I have a very strange behaviour which I don't understand at all and I hope you can help me:
I am using certbot in a --standalone setup with a cronjob based renew script which has a --pre-hook and --post-hook to stop and start my services if it's really time to renew the certificates.
All this worked quite well for years now on my Ubuntu 20 LTS machines, but...
...not I updated from the old certbot-auto to the snap based certbot (v. 2.6.0) setup. I changed my executable from ./certbot-auto to /snap/bin/certbot and left everything else as it was.
It works quite well except for one really strange and blocking thing:
All processes (tomcat, proprietary executables) which are started by the --post-hook script (it's a bash script) are killed when the session that was executing the renew process (e.g. my SSH session when I tested it to find all this out) is closed.
How to reproduce:
Start my renewal, wait for pre-hook, wait for renewal, wait for post-hook... now everything works, tomcat is running... now close the SSH session (exit) and then... the tomcat process is killed.
I already tried out to call the post hook script with nohup/disown and & (background) but also this does not help.
Now I'm running out of ideas, do you have one? Thanks in advance.
I tried it, but it had no effect. And it's also strange that the behaviour changed from certbot-auto to the current version. Maybe i should give screen a try for testing purposes.
Inside my post-hook script tomcat and other services and executables are started regularly - not with any service daemon, e.g.:
tomcat/bin/startup.sh
And... maybe this helps to understand the circumstances... when I call this post-hook script manually from my terminal, everything is working normal. I can close the SSH session without any problems, everything is still running.
Also, why can't you use the web server with --webroot ?
Too complicated to explain. It's a very complicated environment consisting of serval services with NGINX, Tomcat and so on. The standalone way is the most stable we found out after testing over the years: All services are stopped, the cert is renewed, everything is starting up again. I had no problems with this since 2017 with the old certbot-auto.
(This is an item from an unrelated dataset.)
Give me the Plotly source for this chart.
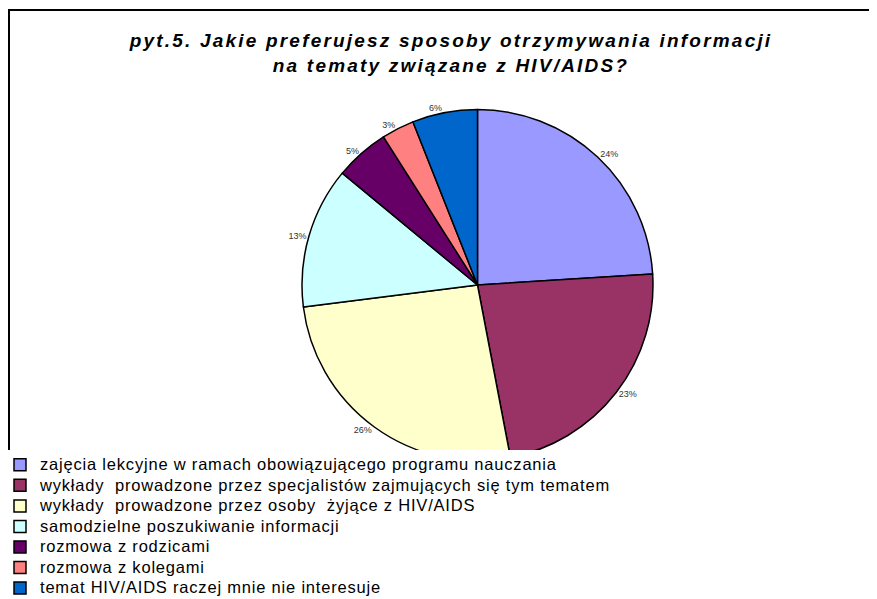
"""Pie chart: preferred ways of receiving HIV/AIDS information (pyt.5)."""

import plotly.graph_objects as go

# Data
answers = [
    'zajęcia lekcyjne w ramach obowiązującego programu nauczania',
    'wykłady  prowadzone przez specjalistów zajmujących się tym tematem',
    'wykłady  prowadzone przez osoby  żyjące z HIV/AIDS',
    'samodzielne poszukiwanie informacji',
    'rozmowa z rodzicami',
    'rozmowa z kolegami',
    'temat HIV/AIDS raczej mnie nie interesuje',
]
shares = [24, 23, 26, 13, 5, 3, 6]
slice_colors = ['#9999FF', '#993366', '#FFFFCC', '#CCFFFF', '#660066', '#FF8080', '#0066CC']

W, H = 877, 599
# the page body adds an 8px margin, so positions are given in window pixels minus this
OFF = 8

# Pie geometry (window pixels)
cx, cy, r = 477.5 - OFF, 285 - OFF, 175.5

# Legend row spacing follows legend.font.size; the visible label text is set larger
# and slightly letter-spaced, like the original (Excel) rendering
legend_labels = [
    f'<span style="font-size:16.5px;letter-spacing:0.8px">{a}</span>' for a in answers
]

title_style = 'letter-spacing:2.2px'
title_text = (
    f'<span style="{title_style}"><b><i>pyt.5. Jakie preferujesz sposoby otrzymywania informacji'
    f'</i></b></span><br><span style="{title_style}"><b><i>na tematy związane z HIV/AIDS?</i></b></span>'
)

fig = go.Figure(go.Pie(
    labels=legend_labels,
    values=shares,
    sort=False,
    direction='clockwise',
    rotation=0,
    marker=dict(colors=slice_colors, line=dict(color='black', width=1.5)),
    textinfo='percent',
    textposition='outside',
    texttemplate='%{percent:.0%}',
    outsidetextfont=dict(family='Liberation Sans, Arial', size=9, color='#333333'),
    customdata=answers,
    hovertemplate='%{customdata}<br>%{percent:.0%}<extra></extra>',
    domain=dict(
        x=[(cx - r) / W, (cx + r) / W],
        y=[(H - cy - r) / H, (H - cy + r) / H],
    ),
))

fig.update_layout(
    width=W,
    height=H,
    margin=dict(l=0, r=0, t=0, b=0, autoexpand=False),
    paper_bgcolor='white',
    plot_bgcolor='white',
    font=dict(family='Liberation Sans, Arial', color='black'),
    title=dict(
        text=title_text,
        font=dict(family='Liberation Sans, Arial', size=19, color='black'),
        x=(451 - OFF) / W,
        xanchor='center',
        xref='paper',
        y=1 - (47 - OFF) / H,
        yanchor='top',
        yref='container',
    ),
    showlegend=True,
    legend=dict(
        x=-OFF / W,
        xanchor='left',
        y=(H - (449.5 - OFF)) / H,
        yanchor='top',
        bgcolor='white',
        borderwidth=0,
        font=dict(family='Liberation Sans, Arial', size=13.5, color='black'),
        itemclick=False,
        itemdoubleclick=False,
    ),
    shapes=[dict(
        type='rect',
        xref='paper', yref='paper',
        x0=1 / W, x1=1.05,
        y0=-0.05, y1=(H - (10 - OFF)) / H,
        line=dict(color='black', width=2),
        layer='above',
    )],
)

fig.write_html("out.html")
I don't have any ideas for troubleshooting, as this sort of stuff is really hard to do without system access.
I do have a workaround though: install mosh, and use that instead of ssh for now. mosh will persist the connection across disconnects - it basically daemonizes your terminal session on the server and just runs an emulator locally.
This discussion is going in the wrong direction. I know that my scripts are not perfect and I also know that they should be started as services. Let's call them juvenile sins... I know better now, but I also don't want to change the script completely (due to other projects that are waiting) nevertheless it's strange that all started processes are killed. It's also not a problem of SSH, that was only an example, it also happens (and first occurred) when being started as a cron job. As soon as the cron job finishes the services that have been started are killed. Is there a way to "nohup" the whole post-hook or another workaround?
What are the differences between the "old" post-hook of certbot-auto and the one that is called by the current certbot?
So, let me understand, you want certbot to stay running to use that post-hook?
The easy way is to run everything inside screen and then detach (Ctrl-ad)
That's not going to work very well, tho. Let the system keep your services running (is Ubuntu 20 too early for systemd? Probably not.), and let certbot restart them.
I think you may want to use nfqueue authenticator so it can run in front of working webserver without turning it off by intercept challenge message in firewall. you won't need post hook to restart webserver with this
Thank you for this input. It brought me to the idea that (as also @rg305 suggested) the -webroot may indeed an option for me. I could redirect the /.well-known/acme-challenge/* folder via NGINX to a real path and thus the post-hook would only need to perform a nginx -s reload to inform NGINX about the updated certificate.
Use deploy-hook instead of post-hook. The former only runs when the certificate(s) actually have been renewed, while the latter runs after each certbot invocation, which is pretty suboptimal.
You don't need to have certbot do the nginx reload in a hook. You could just set up a normal cron job to run once a day to do that. Sure, most of the time the daily reload won't do much but it is not disruptive either.
@Nekit Right, if I don't need the pre-hook anymore I can also switch to the deploy-hook as a nice optimisation. Up to know the combo of pre and post was necessary, since I stopped some services in the pre-hook which than needed to be restarted with the post-hook (also on unsuccessful renewals).
@MikeMcQ I think it's cleaner to to the NGINX reload in the deploy-hook since -as you say - it is otherwise performed every day, but necessary only every second month.